From 2004 to 2012, Liu worked as a computer scientist at the Visualization & Computer Vision Lab at GE Global Research. Since 2021, he has held the role of visiting researcher scientist as part of Google's visiting researcher program. He has also been serving as an associate editor for the Journal IEEE Transactions on Pattern Analysis and Machine Intelligence since 2023. He has served as associate editor for the journal of Neurocomputing, Pattern Recognition Letters, Pattern Recognition, and IEEE Transaction on Image Processing.

==Research==
With an h-index of 71 and a citation count of 23,105, he has authored over 200 publications spanning the field of computer vision, with a primary focus on recognition, modeling, and 3D perception.

===Recognition===
The recognition and analysis of human facial images have been a central focus in the field of computer vision since its inception. Liu's recognition research has focused on fundamental problems such as designing effective loss functions for face matcher learning, integrating identity information across frames, exploring the link between image restoration and recognition in low-quality imagery, and investigating the role of 2D and 3D shapes in recognition. His group designed a margin-based loss function that is adaptive to the diverse image quality in face recognition training dataset, which resulted in a generic face matcher called Adaface. Concentrating his research efforts on tackling video-based face recognition, his study underscored the contribution of temporal dynamics in recognition and introduced an adaptable method called "CAFace" for understanding the connections between identity details across video frames and executing sequential recognition while streaming video.

One of the primary research objectives of Liu's recognition research is to cultivate trust between AI systems and their users. He led research in face presentation attack detection (PAD) and published papers. He created algorithms to mitigate bias in facial recognition by revealing that different demographic groups require distinct convolutional neural network (CNN) kernels, leading to an adaptive architecture that enhances accuracy while reducing bias. Moreover, he proposed a technique Model Parsing for reverse engineering GMs to understand their hyperparameters.
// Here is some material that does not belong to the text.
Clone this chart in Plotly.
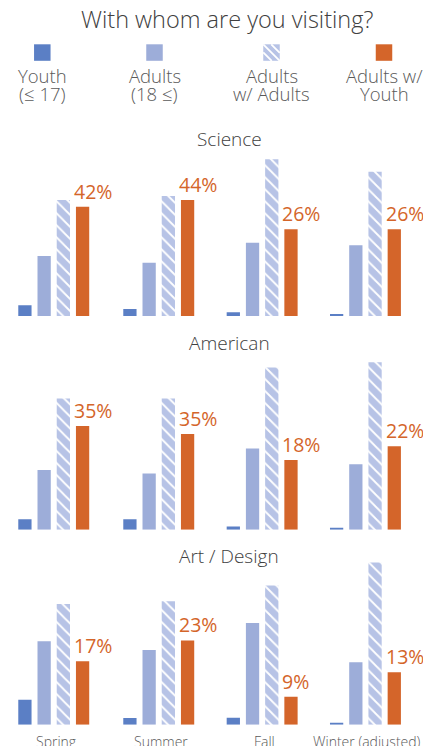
import plotly.graph_objects as go

# ---- data -------------------------------------------------------------
seasons = ["Spring", "Summer", "Fall", "Winter (adjusted)"]
panels = ["Science", "American", "Art / Design"]
series = ["Youth (≤ 17)", "Adults (18 ≤)", "Adults w/ Adults", "Adults w/ Youth"]
legend_lines = [("Youth", "(≤ 17)"), ("Adults", "(18 ≤)"),
                ("Adults", "w/ Adults"), ("Adults w/", "Youth")]

# share of visitors (%), one row per museum type, one column per season
youth = [[4.1, 2.7, 1.1, 0.6],
         [3.5, 3.8, 0.8, 0.4],
         [6.7, 1.8, 2.2, 0.3]]
adults = [[23.1, 20.2, 22.0, 21.2],
          [20.2, 20.6, 21.0, 17.3],
          [22.4, 20.4, 32.7, 15.5]]
adults_w_adults = [[44.6, 45.5, 47.0, 43.3],
                   [44.3, 48.0, 41.9, 44.2],
                   [32.4, 33.7, 44.8, 40.3]]
adults_w_youth = [[42, 44, 26, 26],
                  [35, 35, 18, 22],
                  [17, 23, 9, 13]]

# value at the top of each season's plotting area
y_top = [[69.2, 68.3, 54.0, 54.0],
         [60.8, 65.9, 46.5, 47.5],
         [48.3, 49.1, 57.9, 44.7]]

# ---- styling / layout -------------------------------------------------
W, H = 423, 746
FONT = "Open Sans"
colors = ["#5b7fc5", "#9dadd9", "#b7c3e6", "#d4652a"]
patterns = ["", "", "\\", ""]
ORANGE = "#d4652a"
DARK = "#404040"
GREY = "#595959"
BARGAP = 0.31

col_left_px = [15.3, 120.3, 223.7, 327.0]
col_width_px = 76.9
row_base_px = [316.0, 529.7, 724.7]
row_height_px = 180.0


def px(x):
    return x / W


def py(y):
    return 1 - y / H


fig = go.Figure()
annotations = []
shapes = []
layout_axes = {}

for r, panel in enumerate(panels):
    for c, season in enumerate(seasons):
        n = r * 4 + c + 1
        vals = [youth[r][c], adults[r][c], adults_w_adults[r][c], adults_w_youth[r][c]]
        for i, name in enumerate(series):
            marker = dict(color=colors[i], line=dict(width=0))
            if patterns[i]:
                marker["pattern"] = dict(shape=patterns[i], fgcolor="white",
                                         bgcolor=colors[i], fillmode="replace",
                                         size=8.5, solidity=0.22)
            fig.add_trace(go.Bar(
                x=[name], y=[vals[i]], name=name,
                xaxis=f"x{n}", yaxis=f"y{n}",
                marker=marker, showlegend=False,
                hovertemplate="%{x}: %{y}%<extra>" + panel + " / " + season + "</extra>",
            ))
        x0 = col_left_px[c]
        layout_axes[f"xaxis{n}"] = dict(
            domain=[px(x0), px(x0 + col_width_px)], range=[-0.5, 3.5],
            categoryorder="array", categoryarray=series,
            anchor=f"y{n}", type="category", visible=False, fixedrange=True)
        base = row_base_px[r]
        layout_axes[f"yaxis{n}"] = dict(
            domain=[py(base), py(base - row_height_px)],
            anchor=f"x{n}", range=[0, y_top[r][c]], visible=False, fixedrange=True)

        # percentage label, left-aligned with the "Adults w/ Youth" bar
        annotations.append(dict(
            xref=f"x{n}", yref=f"y{n}",
            x=3 - (1 - BARGAP) / 2, y=adults_w_youth[r][c],
            xanchor="left", yanchor="bottom", showarrow=False,
            text=f"{adults_w_youth[r][c]}%", xshift=-4, yshift=0,
            font=dict(family=FONT, size=19.5, color=ORANGE)))

# panel titles
panel_title_mid_px = [139.0, 342.6, 555.6]
for r, panel in enumerate(panels):
    annotations.append(dict(
        xref="paper", yref="paper", x=px(229.2), y=py(panel_title_mid_px[r]),
        xanchor="center", yanchor="middle", showarrow=False, text=panel,
        font=dict(family=FONT, size=19, color=DARK, weight=300)))

# season labels under the bottom row
season_mid_px = 741.0
for c, season in enumerate(seasons):
    annotations.append(dict(
        xref="paper", yref="paper",
        x=px(col_left_px[c] + col_width_px / 2 + 2), y=py(season_mid_px),
        xanchor="center", yanchor="middle", showarrow=False, text=season,
        font=dict(family=FONT, size=14, color=GREY, weight=300)))

# chart title
annotations.append(dict(
    xref="paper", yref="paper", x=px(226.7), y=py(19.0),
    xanchor="center", yanchor="middle", showarrow=False,
    text="With whom are you visiting?",
    font=dict(family=FONT, size=23.5, color=DARK, weight=300)))

# legend: swatch above a two-line caption
legend_x_px = [42.3, 154.5, 271.5, 384.0]
SW = 16.5
sw_top = 44.3
for i, (l1, l2) in enumerate(legend_lines):
    cx = legend_x_px[i]
    x0, x1 = cx - SW / 2, cx + SW / 2
    y0, y1 = sw_top, sw_top + SW
    shapes.append(dict(type="rect", xref="paper", yref="paper",
                       x0=px(x0), x1=px(x1), y0=py(y1), y1=py(y0),
                       fillcolor=colors[i], line=dict(width=0)))
    if patterns[i]:
        step = 8.0
        segs = [((x0, y0), (x1, y1)),
                ((x0 + step, y0), (x1, y1 - step)),
                ((x0, y0 + step), (x1 - step, y1))]
        path = " ".join(f"M{px(a[0])},{py(a[1])} L{px(b[0])},{py(b[1])}" for a, b in segs)
        shapes.append(dict(type="path", xref="paper", yref="paper", path=path,
                           line=dict(color="white", width=1.8)))
    for line_txt, mid in ((l1, 75.4), (l2, 93.7)):
        annotations.append(dict(
            xref="paper", yref="paper", x=px(cx), y=py(mid),
            xanchor="center", yanchor="middle", showarrow=False, text=line_txt,
            font=dict(family=FONT, size=18.5, color=GREY, weight=300)))

fig.update_layout(
    width=W, height=H,
    margin=dict(l=0, r=0, t=0, b=0),
    paper_bgcolor="white", plot_bgcolor="white",
    barmode="overlay", bargap=BARGAP,
    annotations=annotations, shapes=shapes,
    font=dict(family=FONT, color=GREY),
    **layout_axes,
)

fig.write_html("out.html")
His group also developed passive and proactive approaches to deep fake detection and localization.

===Modeling===
Liu's modeling research has centered on image alignment and intrinsic image decomposition. He developed Boosted Appearance Model, a discriminative model for image alignment that uses a boosting-based classifier to distinguish between correctly aligned images with ground-truth landmarks and incorrectly aligned images with perturbed landmarks. Additionally, to address the limitations of BAM, he introduced BRM, which focused on learning a score function that is concave in the vicinity of the correct alignment, potentially improving alignment accuracy. Furthermore, he identified the challenge of aligning profile-view faces accurately and addressed this by developing approaches that treat image alignment as a 3D Morphable Models (3DMM) fitting problem, enabling the estimation of 3D facial landmarks.

Liu's intrinsic image decomposition research addressed the problem of 3D reconstruction from 2D images, aiming to estimate high-fidelity 3D surface information of objects or scenes. He proposed an approach based on intrinsic image decomposition, breaking down an image into four components: camera projection matrix, shape parameters, albedo parameters, and illumination parameters, achieved through an encoder. Notably, the absence of ground truth labels for training the encoder leads them to employ two decoders, one for generating 3D shape and another for albedo maps. He used a differentiable renderer to jointly learn the encoder and decoders, ensuring that the rendered image closely matches the original input. Initially developed for faces, this framework serves as a deformable appearance and shape model, akin to the conventional 3D Morphable Model (3DMM) but capable of learning directly from 2D in-the-wild images without the need for 3D scans. Moreover, it was extended to generic objects through the development of implicit functions.

===3D perception===
Liu's 3D vision research has explored the fields of 3D object detection and multi-sensor fusion. He proposed a method, referred to as M3D-RPN (Monocular 3D Region Proposal Network) which enhanced the effectiveness of monocular 3D object detection and Bird's Eye View tasks when applied to the KITTI urban autonomous driving dataset. This research was further extended in the direction of video-based detection, the creation of depth equivariant networks and non-maximum suppression (NMS) techniques. Moreover, he specialized in the field of multi-sensor fusion, focusing on integrating cameras with LiDAR or Radar sensors to enhance 3D perception capabilities. His work encompassed tasks like depth completion, velocity estimation, and 3D object detection.

==Awards and honors==
- 2018 – Withrow Distinguished Scholar–Junior Award
- 2020 – Fellow, International Association for Pattern Recognition
- 2021 – MSU Foundation Professor, Michigan State University
- 2022 – Fellow, Institute of Electrical and Electronics Engineers
- 2022 – Anil K. and Nandita Jain Endowed Professor of Engineering, Michigan State University
- 2023 – Withrow Distinguished Scholar–Senior Award

==Selected articles==
- Zhu, X., Lei, Z., Liu, X., Shi, H., & Li, S. Z. (2016). Face alignment across large poses: A 3D solution. In Proceedings of the IEEE conference on computer vision and pattern recognition (pp. 146–155).
- Tai, Y., Yang, J., & Liu, X. (2017). Image super-resolution via deep recursive residual network. In Proceedings of the IEEE conference on computer vision and pattern recognition (pp. 3147–3155).
- Tai, Y., Yang, J., Liu, X., & Xu, C. (2017). MemNnet: A persistent memory network for image restoration. In Proceedings of the IEEE international conference on computer vision (pp. 4539–4547).
- Tran, L., Yin, X., & Liu, X. (2017). Disentangled representation learning GAN for pose-invariant face recognition. In Proceedings of the IEEE conference on computer vision and pattern recognition (pp. 1415–1424)
- Liu, Y., Jourabloo, A., & Liu, X. (2018). Learning deep models for face anti-spoofing: Binary or auxiliary supervision. In Proceedings of the IEEE conference on computer vision and pattern recognition (pp. 389–398).